Scan the listing below for the word "with" and state how many lines hold it. Write nothing but the number.
— Begin —
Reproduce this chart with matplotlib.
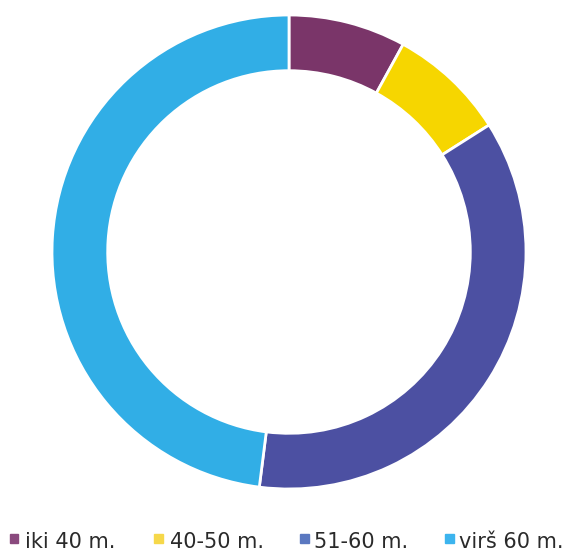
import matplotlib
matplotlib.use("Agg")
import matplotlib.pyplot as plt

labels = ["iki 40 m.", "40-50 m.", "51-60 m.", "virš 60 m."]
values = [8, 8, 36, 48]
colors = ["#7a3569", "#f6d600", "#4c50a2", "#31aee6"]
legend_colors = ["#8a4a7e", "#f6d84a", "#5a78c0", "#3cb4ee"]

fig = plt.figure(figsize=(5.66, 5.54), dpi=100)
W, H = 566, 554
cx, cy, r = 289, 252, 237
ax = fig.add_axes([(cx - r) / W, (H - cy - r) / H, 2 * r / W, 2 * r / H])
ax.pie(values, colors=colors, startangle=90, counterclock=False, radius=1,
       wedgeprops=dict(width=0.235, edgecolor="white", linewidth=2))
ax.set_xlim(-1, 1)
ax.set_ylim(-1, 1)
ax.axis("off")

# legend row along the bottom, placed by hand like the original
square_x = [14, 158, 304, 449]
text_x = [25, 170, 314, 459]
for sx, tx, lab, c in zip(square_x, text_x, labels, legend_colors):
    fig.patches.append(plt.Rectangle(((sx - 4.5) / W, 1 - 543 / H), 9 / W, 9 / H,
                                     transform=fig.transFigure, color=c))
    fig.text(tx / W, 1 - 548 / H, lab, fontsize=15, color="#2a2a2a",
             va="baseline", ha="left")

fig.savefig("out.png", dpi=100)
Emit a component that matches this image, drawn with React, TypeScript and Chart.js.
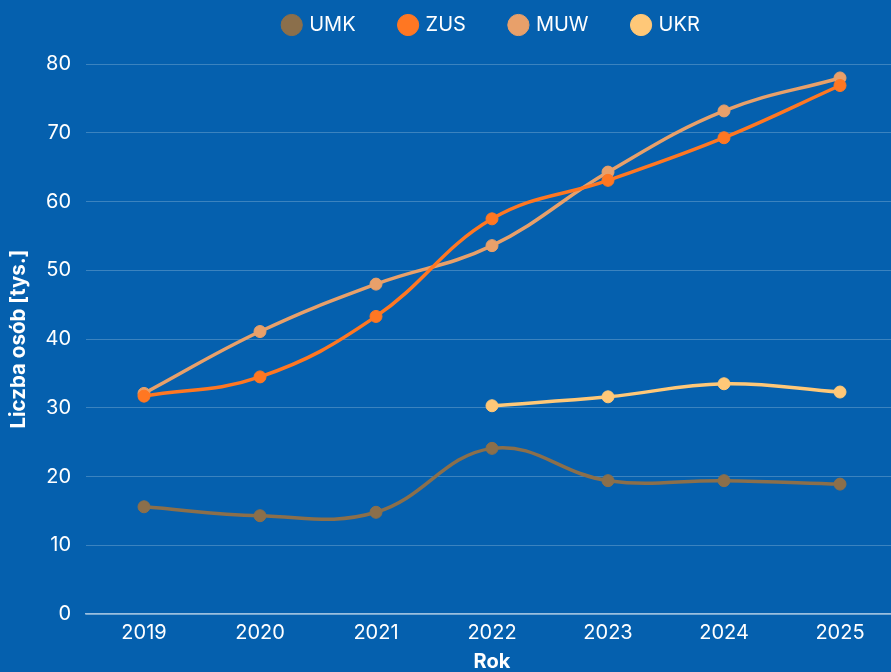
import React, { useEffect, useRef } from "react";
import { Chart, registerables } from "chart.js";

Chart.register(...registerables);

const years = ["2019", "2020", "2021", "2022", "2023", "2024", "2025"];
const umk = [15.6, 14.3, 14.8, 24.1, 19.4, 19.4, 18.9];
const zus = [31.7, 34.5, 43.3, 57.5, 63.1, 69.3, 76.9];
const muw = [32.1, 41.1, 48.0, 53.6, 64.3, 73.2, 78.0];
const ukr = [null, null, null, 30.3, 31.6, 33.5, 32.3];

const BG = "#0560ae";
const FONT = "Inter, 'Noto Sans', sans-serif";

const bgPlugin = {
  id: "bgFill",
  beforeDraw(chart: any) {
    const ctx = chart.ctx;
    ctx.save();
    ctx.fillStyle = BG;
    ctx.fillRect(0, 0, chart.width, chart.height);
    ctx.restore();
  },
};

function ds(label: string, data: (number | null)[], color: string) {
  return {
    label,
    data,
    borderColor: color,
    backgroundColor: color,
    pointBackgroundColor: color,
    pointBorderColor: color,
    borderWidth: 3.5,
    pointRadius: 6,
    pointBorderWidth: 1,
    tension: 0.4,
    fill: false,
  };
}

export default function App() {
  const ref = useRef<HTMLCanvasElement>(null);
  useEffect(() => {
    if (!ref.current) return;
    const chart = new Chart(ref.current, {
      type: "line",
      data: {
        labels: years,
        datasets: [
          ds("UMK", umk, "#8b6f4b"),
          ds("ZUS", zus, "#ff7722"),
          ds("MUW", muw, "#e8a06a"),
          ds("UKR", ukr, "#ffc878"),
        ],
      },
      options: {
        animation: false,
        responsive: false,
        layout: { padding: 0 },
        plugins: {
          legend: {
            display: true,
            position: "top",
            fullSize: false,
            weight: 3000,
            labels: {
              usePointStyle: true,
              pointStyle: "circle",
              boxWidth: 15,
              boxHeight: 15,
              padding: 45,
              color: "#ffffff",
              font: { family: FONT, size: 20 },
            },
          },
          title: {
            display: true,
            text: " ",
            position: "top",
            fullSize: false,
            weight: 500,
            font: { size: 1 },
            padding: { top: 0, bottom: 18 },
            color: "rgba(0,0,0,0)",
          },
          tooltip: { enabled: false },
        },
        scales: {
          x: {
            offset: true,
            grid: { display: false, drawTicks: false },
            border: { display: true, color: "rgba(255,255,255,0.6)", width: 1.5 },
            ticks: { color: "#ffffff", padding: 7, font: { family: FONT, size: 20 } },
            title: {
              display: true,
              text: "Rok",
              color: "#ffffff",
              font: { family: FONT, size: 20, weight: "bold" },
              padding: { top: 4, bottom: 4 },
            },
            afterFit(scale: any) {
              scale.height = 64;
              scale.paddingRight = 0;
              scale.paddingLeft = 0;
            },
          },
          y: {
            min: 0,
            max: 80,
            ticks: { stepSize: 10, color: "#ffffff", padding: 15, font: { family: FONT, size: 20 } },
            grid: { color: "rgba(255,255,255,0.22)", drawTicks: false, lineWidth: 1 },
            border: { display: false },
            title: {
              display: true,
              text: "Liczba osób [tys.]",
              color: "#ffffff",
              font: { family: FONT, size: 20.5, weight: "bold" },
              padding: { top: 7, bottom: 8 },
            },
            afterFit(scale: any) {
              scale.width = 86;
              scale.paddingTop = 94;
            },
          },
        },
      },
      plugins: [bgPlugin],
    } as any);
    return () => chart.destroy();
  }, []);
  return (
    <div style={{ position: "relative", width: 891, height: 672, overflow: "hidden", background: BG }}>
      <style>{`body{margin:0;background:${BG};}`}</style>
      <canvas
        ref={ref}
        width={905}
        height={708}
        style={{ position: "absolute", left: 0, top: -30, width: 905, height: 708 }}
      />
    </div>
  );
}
— End —
● Correct result: 2